Nella Carta costituzionale troviamo infatti indicati alcuni valori fondamentali:
1.                               le comunità intermedie;
2.                               l’ambiente sotto il profilo della tutela della salute e del paesaggio;
3.                               la proprietà della terra non deve esplicarsi solo in modo produttivistico, ma anche per altri fini riassumibili nello stabilimento di equi rapporti sociali;
4.                               il ripudio di ogni principio verticistico e l’esaltazione di quello democratico e, dunque, il rispetto di tutti quei gruppi intermedi che, posti fra l’individuo e la sua volontà e lo stato e la sua “ pesante “ organizzazione dall’altro, si esprimono attraverso la partecipazione di tutti i membri alle comuni decisioni.
La comunità ha un valore sociale altissimo attorno al quale i vari soggetti ricompongono i loro interessi e costituisce lo spazio per lo sviluppo della loro personalità.
La Costituzione affida alle Regioni la competenza esclusiva su agricoltura e foreste, e quindi anche sul materia subordinata degli usi civici, e stabilisce inoltre il principio di sussidiarietà sia orizzontale che verticale per cui:
·                                 vanno considerate le regole di autonormazione e di amministrazione che la società civile nel perseguimento di un interesse generale è capace di esprimere;
·                                 va riconosciuta l’esistenza di un diritto alternativo a quello statale e/o regionale per la capacità di cittadini associati di svolgere direttamente un’attività di interesse generale.
Gli usi civici negli anni sono stati ridotti in maniera enorme e su di essi si sono costituiti nuovi interessi comunitari e soprattutto sono stati terreno di speculazione fortissima da parte dell’amministrazioni.
A parte i tecnicismi e le difficoltà legate alla legiferazione ci pare interessante il fatto che esista e sia esistito una forma di “autogoverno” e come, negli anni, si sia voluto da parte delle diverse amministrazioni, (nel segno ovviamente del guadagno economico), imporre il concetto di dipendenza e regolamentazione forzata, alcune volte svendendo i beni collettivi, altre volte cercando la sua fine.

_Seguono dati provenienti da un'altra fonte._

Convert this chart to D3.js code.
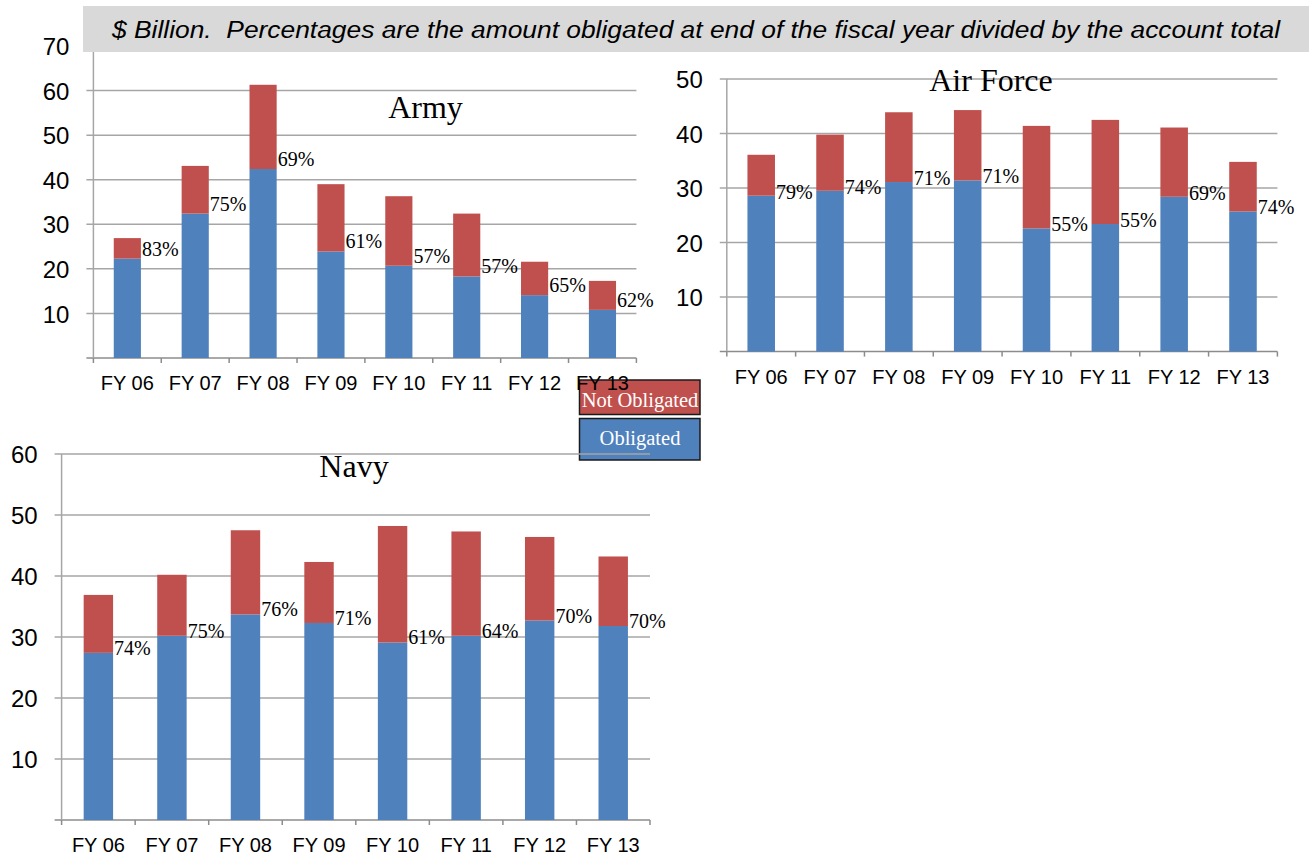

A noi pare che ancora oggi abbiano un valore le parole di uno studioso degli usi civici come l’Avv. Guido Cervati, che a proposito delle amministrazioni pubbliche, in tema di usi civici, sosteneva che sono: “più interessate a considerare i problemi del proprio bilancio, se non peggio affascinate da miraggi di nuovi insediamenti speculativi….per dare via libera allo sviluppo di una agricoltura individualizzata o ancora peggio, alla speculazione degli insediamenti”.